■ Goal of the exercise
In the records below, begin at the line that has "What Chart.js code" and stop after the line that has "const confSteps = [0.4, 0.5, 0.8, 0.9, 0.95, 1.0];"; quote those lines verbatim and nothing more.

■ Task input
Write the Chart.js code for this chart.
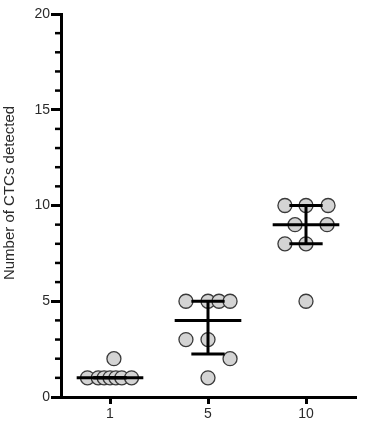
...
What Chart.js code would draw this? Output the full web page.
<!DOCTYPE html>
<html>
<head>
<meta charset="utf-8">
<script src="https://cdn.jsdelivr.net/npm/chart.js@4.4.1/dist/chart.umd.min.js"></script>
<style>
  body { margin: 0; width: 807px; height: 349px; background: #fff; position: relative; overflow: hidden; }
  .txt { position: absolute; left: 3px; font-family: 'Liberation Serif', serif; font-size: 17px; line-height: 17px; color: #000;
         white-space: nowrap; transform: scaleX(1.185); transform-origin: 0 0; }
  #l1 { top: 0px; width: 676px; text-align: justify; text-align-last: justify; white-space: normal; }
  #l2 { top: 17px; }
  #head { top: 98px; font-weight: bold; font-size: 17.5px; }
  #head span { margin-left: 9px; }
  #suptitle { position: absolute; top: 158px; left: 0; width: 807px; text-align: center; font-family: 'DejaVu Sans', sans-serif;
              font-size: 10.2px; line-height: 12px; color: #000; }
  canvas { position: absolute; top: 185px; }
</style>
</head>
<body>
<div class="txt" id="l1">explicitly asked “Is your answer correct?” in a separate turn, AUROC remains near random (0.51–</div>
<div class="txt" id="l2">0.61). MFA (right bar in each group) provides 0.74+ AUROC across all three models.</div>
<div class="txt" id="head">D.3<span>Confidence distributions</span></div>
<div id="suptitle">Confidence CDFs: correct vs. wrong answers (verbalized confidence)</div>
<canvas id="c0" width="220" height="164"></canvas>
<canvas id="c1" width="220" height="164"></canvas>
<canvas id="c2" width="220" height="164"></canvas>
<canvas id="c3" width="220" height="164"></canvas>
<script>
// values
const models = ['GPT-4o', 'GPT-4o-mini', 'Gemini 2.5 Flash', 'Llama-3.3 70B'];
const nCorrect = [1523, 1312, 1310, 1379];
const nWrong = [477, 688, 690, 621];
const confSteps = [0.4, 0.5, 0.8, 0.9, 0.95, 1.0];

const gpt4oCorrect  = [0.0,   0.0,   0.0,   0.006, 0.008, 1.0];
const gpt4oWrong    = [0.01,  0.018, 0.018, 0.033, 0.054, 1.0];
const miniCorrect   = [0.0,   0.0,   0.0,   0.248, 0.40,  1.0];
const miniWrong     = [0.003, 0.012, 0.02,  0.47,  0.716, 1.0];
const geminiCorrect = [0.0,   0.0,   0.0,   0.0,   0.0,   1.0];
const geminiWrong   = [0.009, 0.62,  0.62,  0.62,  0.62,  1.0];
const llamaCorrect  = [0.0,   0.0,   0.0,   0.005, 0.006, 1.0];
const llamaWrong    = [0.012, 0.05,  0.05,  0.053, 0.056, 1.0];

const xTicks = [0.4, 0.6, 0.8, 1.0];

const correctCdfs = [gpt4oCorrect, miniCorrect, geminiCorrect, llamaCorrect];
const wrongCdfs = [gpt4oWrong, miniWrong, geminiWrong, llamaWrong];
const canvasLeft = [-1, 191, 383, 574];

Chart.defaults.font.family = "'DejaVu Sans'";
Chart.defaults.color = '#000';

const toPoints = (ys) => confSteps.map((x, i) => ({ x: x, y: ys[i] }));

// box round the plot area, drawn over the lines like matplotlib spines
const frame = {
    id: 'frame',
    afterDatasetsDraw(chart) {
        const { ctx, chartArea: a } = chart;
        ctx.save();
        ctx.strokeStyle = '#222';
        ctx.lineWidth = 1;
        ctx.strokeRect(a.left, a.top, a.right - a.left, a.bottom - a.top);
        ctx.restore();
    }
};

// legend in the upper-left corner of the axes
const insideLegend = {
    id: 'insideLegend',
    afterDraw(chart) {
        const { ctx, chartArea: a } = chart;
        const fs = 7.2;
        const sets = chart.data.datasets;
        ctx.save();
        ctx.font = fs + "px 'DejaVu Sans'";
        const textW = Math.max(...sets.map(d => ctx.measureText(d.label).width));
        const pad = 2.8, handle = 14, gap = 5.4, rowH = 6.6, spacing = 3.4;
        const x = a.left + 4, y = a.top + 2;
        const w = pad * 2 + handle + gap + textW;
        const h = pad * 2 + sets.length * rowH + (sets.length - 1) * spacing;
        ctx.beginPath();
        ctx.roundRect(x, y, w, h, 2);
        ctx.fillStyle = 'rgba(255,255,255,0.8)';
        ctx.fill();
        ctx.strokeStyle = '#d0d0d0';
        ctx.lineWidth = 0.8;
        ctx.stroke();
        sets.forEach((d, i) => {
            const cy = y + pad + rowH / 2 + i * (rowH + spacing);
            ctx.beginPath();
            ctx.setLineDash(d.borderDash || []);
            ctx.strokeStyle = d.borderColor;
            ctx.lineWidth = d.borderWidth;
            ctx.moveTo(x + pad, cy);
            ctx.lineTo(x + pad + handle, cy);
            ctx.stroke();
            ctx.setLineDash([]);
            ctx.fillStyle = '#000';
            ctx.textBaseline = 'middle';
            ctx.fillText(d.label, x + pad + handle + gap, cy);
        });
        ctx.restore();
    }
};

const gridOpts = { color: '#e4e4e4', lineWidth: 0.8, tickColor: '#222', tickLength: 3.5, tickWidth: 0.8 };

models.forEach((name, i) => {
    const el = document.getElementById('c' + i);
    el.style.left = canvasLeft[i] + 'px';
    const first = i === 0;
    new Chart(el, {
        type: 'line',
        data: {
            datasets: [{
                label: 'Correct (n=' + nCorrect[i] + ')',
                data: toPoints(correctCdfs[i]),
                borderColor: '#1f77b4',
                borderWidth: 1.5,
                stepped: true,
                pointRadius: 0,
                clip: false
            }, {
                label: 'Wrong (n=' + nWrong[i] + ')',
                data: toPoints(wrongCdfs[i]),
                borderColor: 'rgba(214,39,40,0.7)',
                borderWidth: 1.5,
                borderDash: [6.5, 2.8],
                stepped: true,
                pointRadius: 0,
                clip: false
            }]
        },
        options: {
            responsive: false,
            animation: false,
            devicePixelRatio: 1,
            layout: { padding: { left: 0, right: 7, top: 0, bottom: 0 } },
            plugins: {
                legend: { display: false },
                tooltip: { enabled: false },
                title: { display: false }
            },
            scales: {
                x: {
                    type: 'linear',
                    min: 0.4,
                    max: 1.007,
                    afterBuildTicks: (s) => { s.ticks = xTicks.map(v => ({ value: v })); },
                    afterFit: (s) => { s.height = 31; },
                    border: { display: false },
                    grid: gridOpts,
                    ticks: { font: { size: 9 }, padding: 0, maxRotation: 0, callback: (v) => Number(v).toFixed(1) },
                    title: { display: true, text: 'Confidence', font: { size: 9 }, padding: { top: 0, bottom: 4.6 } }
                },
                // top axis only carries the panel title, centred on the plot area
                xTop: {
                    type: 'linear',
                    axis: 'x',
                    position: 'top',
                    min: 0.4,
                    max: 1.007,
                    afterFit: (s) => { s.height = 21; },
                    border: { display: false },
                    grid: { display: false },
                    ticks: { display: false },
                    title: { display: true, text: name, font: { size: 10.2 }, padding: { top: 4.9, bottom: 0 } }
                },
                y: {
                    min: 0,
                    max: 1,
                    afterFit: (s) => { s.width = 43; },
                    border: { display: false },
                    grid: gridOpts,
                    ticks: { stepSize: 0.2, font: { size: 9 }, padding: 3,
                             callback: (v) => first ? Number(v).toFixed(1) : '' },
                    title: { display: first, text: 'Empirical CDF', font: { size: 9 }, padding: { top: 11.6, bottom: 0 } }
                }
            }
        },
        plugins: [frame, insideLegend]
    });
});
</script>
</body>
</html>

■ Output for this task
What Chart.js code would draw this? Output the full web page.
<!DOCTYPE html>
<html>
<head>
<meta charset="utf-8">
<script src="https://cdn.jsdelivr.net/npm/chart.js@4.4.1/dist/chart.umd.min.js"></script>
<style>
  body { margin: 0; width: 807px; height: 349px; background: #fff; position: relative; overflow: hidden; }
  .txt { position: absolute; left: 3px; font-family: 'Liberation Serif', serif; font-size: 17px; line-height: 17px; color: #000;
         white-space: nowrap; transform: scaleX(1.185); transform-origin: 0 0; }
  #l1 { top: 0px; width: 676px; text-align: justify; text-align-last: justify; white-space: normal; }
  #l2 { top: 17px; }
  #head { top: 98px; font-weight: bold; font-size: 17.5px; }
  #head span { margin-left: 9px; }
  #suptitle { position: absolute; top: 158px; left: 0; width: 807px; text-align: center; font-family: 'DejaVu Sans', sans-serif;
              font-size: 10.2px; line-height: 12px; color: #000; }
  canvas { position: absolute; top: 185px; }
</style>
</head>
<body>
<div class="txt" id="l1">explicitly asked “Is your answer correct?” in a separate turn, AUROC remains near random (0.51–</div>
<div class="txt" id="l2">0.61). MFA (right bar in each group) provides 0.74+ AUROC across all three models.</div>
<div class="txt" id="head">D.3<span>Confidence distributions</span></div>
<div id="suptitle">Confidence CDFs: correct vs. wrong answers (verbalized confidence)</div>
<canvas id="c0" width="220" height="164"></canvas>
<canvas id="c1" width="220" height="164"></canvas>
<canvas id="c2" width="220" height="164"></canvas>
<canvas id="c3" width="220" height="164"></canvas>
<script>
// values
const models = ['GPT-4o', 'GPT-4o-mini', 'Gemini 2.5 Flash', 'Llama-3.3 70B'];
const nCorrect = [1523, 1312, 1310, 1379];
const nWrong = [477, 688, 690, 621];
const confSteps = [0.4, 0.5, 0.8, 0.9, 0.95, 1.0];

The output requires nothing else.